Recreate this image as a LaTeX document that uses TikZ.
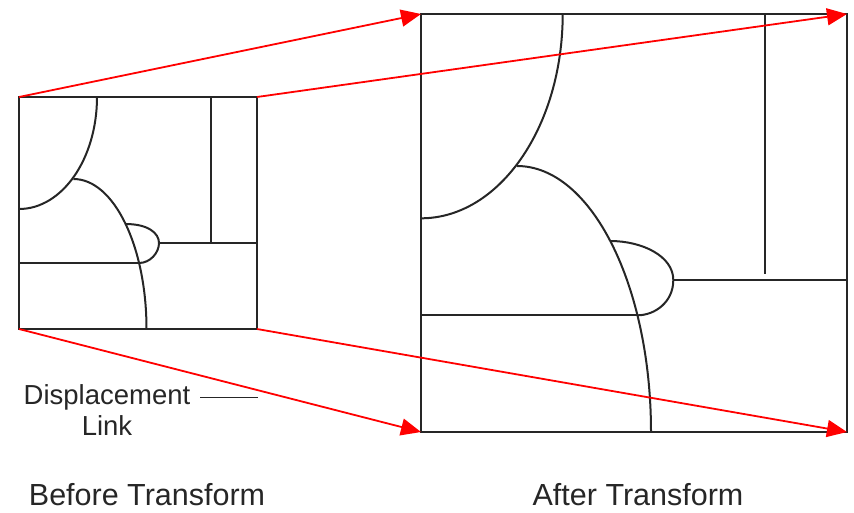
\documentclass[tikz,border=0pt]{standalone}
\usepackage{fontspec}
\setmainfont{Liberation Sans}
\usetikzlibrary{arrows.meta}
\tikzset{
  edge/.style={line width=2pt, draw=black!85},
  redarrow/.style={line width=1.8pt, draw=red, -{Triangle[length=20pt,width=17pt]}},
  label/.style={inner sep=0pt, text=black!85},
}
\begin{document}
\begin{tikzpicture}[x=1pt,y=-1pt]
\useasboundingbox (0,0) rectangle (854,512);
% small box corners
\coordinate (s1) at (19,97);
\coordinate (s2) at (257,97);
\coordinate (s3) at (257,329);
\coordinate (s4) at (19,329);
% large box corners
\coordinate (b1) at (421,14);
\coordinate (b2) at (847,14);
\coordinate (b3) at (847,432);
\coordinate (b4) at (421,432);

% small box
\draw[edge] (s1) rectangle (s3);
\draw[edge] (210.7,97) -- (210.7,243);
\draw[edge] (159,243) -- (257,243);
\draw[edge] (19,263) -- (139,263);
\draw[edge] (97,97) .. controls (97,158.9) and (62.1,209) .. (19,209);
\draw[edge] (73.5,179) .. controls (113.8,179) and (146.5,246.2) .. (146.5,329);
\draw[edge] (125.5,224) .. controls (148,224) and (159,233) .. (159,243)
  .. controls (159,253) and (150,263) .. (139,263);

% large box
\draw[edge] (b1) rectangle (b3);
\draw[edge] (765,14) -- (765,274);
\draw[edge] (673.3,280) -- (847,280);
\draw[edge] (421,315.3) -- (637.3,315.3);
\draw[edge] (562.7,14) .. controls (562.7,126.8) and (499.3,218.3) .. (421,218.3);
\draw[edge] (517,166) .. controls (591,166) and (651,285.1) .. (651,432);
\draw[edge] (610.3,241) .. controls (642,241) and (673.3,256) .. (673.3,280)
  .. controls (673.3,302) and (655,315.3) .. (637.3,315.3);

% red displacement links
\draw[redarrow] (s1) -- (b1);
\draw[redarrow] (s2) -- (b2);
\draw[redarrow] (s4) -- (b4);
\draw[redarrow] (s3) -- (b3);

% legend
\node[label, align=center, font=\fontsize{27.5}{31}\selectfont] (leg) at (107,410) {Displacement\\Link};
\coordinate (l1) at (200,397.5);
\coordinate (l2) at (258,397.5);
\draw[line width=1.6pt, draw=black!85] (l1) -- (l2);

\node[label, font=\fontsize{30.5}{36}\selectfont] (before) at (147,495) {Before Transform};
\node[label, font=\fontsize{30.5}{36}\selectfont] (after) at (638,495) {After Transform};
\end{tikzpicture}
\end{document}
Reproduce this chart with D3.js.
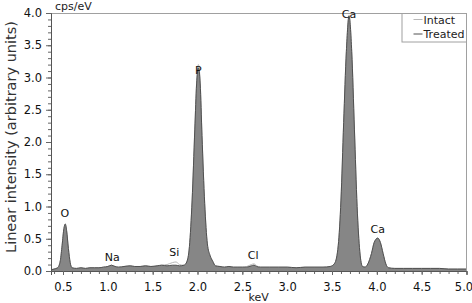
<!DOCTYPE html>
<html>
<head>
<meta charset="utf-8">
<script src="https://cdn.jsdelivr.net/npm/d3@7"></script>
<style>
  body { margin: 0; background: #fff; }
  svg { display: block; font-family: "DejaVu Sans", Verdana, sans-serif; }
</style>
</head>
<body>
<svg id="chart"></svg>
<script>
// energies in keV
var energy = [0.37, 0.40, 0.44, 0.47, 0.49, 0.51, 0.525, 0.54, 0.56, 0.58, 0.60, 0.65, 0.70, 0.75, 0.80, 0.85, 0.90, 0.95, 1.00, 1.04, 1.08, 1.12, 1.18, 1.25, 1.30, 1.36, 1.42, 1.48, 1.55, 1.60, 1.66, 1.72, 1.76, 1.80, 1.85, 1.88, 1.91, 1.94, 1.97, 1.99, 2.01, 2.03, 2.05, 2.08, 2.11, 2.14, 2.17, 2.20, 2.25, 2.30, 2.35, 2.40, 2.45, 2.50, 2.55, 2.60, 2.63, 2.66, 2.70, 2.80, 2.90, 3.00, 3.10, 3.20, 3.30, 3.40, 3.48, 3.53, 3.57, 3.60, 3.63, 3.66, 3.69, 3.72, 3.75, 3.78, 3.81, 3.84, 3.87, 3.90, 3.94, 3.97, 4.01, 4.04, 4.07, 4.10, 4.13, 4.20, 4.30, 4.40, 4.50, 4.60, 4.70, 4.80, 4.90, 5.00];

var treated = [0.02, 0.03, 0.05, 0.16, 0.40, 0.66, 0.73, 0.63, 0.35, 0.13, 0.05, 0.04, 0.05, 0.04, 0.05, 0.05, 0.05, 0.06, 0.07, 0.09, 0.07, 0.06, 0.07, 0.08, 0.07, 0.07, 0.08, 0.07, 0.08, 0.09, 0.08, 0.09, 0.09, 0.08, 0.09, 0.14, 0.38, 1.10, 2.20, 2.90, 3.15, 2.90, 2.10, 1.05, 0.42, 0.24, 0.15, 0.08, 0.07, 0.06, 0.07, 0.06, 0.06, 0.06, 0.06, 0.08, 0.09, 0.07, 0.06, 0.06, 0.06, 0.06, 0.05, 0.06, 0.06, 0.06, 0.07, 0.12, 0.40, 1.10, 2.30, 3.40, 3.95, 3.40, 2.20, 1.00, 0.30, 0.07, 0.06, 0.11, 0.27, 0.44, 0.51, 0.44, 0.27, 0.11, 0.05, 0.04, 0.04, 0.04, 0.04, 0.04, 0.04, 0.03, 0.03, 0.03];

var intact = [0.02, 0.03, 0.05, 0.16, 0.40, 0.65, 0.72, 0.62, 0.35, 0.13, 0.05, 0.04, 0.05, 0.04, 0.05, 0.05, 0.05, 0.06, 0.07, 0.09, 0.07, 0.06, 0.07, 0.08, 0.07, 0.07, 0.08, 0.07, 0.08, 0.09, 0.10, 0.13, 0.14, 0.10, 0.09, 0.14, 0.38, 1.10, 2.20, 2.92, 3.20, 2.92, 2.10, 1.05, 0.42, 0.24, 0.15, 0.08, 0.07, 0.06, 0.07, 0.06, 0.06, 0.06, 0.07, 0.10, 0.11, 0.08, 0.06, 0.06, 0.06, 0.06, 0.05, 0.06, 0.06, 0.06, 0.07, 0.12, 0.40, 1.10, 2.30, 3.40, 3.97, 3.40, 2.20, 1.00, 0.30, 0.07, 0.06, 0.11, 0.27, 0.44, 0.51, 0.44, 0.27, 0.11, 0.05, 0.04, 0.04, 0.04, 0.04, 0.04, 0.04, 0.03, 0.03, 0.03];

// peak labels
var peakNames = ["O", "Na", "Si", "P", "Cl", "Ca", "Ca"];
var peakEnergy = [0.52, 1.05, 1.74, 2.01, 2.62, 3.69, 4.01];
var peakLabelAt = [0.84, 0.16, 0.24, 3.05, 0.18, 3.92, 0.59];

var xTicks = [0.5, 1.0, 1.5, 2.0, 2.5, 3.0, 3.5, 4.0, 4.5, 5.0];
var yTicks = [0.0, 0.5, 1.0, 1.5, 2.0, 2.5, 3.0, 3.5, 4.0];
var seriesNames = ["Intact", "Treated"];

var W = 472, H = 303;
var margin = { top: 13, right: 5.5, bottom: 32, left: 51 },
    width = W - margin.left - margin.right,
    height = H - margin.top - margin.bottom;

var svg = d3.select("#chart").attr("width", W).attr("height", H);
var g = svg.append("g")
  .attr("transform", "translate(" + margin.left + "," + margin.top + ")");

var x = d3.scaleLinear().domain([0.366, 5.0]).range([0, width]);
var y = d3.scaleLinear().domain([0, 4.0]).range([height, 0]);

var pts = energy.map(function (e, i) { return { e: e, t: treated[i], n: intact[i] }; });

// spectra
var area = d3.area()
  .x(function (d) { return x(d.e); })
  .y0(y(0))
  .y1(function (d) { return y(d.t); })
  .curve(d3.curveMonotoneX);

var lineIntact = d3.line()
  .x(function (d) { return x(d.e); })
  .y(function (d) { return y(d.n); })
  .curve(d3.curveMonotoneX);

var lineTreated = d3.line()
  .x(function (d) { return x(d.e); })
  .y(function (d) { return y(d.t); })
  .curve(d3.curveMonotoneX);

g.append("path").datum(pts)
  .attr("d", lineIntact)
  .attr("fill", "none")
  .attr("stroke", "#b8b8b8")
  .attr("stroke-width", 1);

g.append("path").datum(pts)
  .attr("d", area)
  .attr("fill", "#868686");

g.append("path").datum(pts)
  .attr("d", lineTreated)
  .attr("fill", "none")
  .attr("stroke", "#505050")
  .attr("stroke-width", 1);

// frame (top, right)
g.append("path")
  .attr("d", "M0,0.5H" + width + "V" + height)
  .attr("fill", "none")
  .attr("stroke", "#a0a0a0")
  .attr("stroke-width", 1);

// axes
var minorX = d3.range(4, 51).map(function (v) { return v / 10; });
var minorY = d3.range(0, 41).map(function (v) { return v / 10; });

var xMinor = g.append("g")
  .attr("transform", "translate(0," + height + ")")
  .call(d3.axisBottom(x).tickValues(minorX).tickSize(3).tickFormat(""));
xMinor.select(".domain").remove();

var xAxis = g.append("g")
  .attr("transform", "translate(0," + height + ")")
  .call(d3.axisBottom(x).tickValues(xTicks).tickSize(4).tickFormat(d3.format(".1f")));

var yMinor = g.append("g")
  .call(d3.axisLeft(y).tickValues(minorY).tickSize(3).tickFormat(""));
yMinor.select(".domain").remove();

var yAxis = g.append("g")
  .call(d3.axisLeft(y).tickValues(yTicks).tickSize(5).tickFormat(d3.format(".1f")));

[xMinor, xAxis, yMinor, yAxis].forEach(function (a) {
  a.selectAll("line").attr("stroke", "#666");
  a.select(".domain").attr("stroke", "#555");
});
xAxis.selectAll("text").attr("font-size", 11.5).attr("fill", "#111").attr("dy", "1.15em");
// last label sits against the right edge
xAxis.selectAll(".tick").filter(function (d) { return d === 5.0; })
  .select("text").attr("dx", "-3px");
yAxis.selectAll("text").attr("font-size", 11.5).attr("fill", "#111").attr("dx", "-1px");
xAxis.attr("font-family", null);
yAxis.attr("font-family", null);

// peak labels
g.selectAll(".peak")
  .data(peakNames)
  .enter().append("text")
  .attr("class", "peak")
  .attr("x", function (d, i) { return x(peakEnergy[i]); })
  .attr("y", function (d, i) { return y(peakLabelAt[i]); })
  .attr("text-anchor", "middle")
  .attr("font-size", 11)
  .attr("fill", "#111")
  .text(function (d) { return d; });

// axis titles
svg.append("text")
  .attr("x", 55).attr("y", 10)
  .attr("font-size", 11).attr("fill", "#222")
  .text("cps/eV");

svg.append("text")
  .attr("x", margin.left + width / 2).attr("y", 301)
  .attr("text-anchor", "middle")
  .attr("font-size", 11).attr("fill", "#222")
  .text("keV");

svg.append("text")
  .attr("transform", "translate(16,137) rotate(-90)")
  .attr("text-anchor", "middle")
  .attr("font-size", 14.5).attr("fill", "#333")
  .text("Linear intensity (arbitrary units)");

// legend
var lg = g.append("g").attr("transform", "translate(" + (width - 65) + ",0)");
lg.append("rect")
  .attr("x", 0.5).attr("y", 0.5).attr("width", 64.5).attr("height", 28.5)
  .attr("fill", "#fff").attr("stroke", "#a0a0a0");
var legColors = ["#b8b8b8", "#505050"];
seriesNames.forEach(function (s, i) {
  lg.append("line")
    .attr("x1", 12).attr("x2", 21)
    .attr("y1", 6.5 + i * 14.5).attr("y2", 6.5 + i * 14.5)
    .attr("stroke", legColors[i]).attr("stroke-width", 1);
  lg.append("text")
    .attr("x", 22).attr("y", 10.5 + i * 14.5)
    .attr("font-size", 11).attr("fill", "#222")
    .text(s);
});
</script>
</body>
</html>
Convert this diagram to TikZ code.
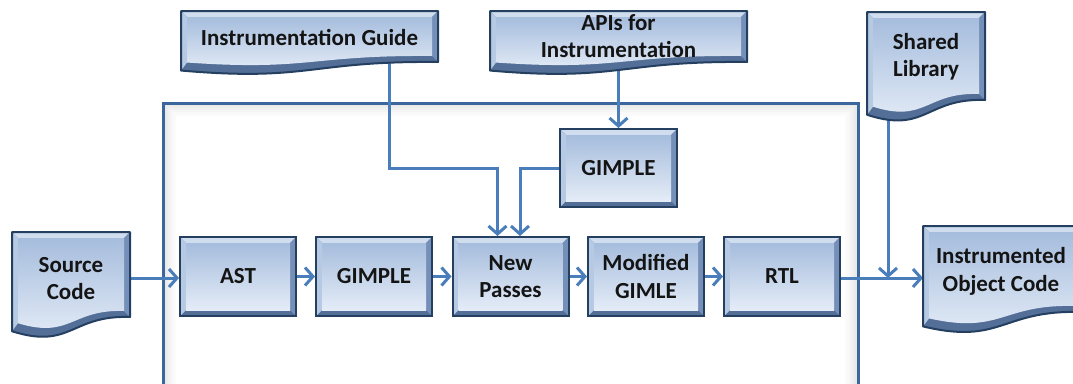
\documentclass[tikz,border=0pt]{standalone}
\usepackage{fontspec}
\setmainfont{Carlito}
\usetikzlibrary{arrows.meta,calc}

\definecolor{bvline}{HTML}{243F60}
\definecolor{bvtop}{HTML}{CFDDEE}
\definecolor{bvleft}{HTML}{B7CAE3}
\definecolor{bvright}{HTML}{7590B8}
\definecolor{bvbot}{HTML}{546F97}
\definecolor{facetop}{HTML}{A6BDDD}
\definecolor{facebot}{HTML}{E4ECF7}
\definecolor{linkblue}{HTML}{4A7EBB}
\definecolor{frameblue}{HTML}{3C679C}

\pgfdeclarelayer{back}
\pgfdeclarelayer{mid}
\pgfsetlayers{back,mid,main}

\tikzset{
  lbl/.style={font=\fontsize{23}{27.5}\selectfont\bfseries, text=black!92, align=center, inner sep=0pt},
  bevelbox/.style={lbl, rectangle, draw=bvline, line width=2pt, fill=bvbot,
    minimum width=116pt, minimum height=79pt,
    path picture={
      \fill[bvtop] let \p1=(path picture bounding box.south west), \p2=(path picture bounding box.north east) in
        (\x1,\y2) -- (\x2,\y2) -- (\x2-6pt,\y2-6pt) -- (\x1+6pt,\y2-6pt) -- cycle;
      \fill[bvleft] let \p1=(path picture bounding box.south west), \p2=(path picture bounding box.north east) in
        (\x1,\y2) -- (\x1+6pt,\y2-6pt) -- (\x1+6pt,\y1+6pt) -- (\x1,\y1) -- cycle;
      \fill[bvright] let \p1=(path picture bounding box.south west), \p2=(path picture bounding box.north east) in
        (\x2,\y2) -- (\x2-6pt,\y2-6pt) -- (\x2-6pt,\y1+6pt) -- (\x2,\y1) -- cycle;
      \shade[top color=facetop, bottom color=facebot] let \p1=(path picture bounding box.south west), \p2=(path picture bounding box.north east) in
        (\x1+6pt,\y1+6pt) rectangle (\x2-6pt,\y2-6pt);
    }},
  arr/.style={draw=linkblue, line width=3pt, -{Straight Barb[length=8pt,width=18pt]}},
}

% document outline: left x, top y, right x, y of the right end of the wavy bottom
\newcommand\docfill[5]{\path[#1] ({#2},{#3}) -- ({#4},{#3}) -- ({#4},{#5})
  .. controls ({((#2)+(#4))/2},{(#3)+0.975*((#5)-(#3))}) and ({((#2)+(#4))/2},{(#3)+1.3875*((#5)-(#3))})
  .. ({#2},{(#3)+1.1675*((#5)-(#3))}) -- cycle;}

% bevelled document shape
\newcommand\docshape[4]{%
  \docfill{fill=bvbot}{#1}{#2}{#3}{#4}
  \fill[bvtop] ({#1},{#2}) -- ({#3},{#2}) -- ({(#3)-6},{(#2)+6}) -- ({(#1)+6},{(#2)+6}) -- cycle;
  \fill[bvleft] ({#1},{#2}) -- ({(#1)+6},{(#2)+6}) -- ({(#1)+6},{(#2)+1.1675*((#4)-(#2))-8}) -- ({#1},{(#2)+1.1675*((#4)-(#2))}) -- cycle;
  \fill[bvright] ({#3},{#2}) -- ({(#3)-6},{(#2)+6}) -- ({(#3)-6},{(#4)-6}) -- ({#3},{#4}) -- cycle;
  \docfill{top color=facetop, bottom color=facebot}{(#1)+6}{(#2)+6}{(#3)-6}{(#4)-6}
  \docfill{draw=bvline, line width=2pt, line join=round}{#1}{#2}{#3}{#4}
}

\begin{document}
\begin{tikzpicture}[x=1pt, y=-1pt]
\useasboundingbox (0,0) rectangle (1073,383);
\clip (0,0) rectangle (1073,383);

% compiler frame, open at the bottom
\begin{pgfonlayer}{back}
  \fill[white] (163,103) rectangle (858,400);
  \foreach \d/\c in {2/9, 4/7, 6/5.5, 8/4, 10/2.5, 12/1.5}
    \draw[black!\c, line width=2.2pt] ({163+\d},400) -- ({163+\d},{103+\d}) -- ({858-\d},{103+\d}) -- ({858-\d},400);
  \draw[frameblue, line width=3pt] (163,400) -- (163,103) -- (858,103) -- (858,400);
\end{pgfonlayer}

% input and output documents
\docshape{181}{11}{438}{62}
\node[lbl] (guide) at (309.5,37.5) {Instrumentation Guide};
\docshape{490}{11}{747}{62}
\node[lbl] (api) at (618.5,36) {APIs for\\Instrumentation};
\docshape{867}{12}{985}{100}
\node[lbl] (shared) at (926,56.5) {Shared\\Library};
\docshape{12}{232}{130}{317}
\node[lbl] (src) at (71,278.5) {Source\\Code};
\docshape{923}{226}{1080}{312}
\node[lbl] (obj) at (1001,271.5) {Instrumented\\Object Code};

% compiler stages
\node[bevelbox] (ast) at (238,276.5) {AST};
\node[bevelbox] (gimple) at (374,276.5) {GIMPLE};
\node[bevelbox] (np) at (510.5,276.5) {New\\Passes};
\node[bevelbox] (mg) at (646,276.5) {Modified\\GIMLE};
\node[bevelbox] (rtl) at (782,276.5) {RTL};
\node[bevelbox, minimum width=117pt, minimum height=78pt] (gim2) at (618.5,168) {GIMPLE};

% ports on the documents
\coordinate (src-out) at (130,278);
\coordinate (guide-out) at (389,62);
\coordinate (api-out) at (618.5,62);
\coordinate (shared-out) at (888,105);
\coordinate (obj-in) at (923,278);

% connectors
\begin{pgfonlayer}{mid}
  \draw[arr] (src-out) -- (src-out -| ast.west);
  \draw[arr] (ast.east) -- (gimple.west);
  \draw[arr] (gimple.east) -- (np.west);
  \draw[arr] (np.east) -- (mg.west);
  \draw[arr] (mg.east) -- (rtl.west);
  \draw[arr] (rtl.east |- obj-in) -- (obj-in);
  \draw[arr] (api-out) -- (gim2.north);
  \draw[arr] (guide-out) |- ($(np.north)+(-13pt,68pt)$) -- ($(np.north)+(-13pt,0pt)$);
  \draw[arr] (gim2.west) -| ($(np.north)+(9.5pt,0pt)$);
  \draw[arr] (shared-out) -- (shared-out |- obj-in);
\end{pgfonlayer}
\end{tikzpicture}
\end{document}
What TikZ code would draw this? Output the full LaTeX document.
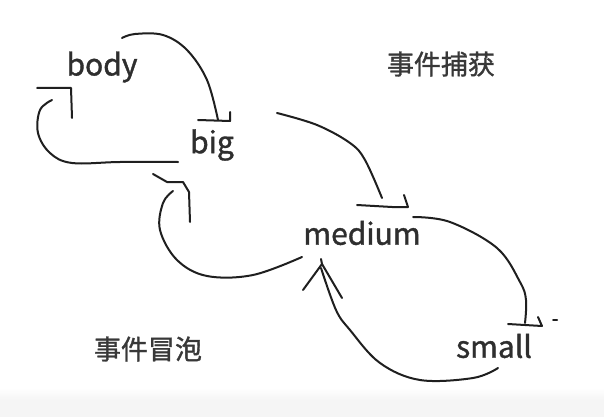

### Task to complete:
Gather every line containing the word "chart" and copy it.

### Final answer:
Reproduce this chart with D3.js.
<svg id="chart"></svg>
var svg = d3.select("#chart").attr("width", W).attr("height", H);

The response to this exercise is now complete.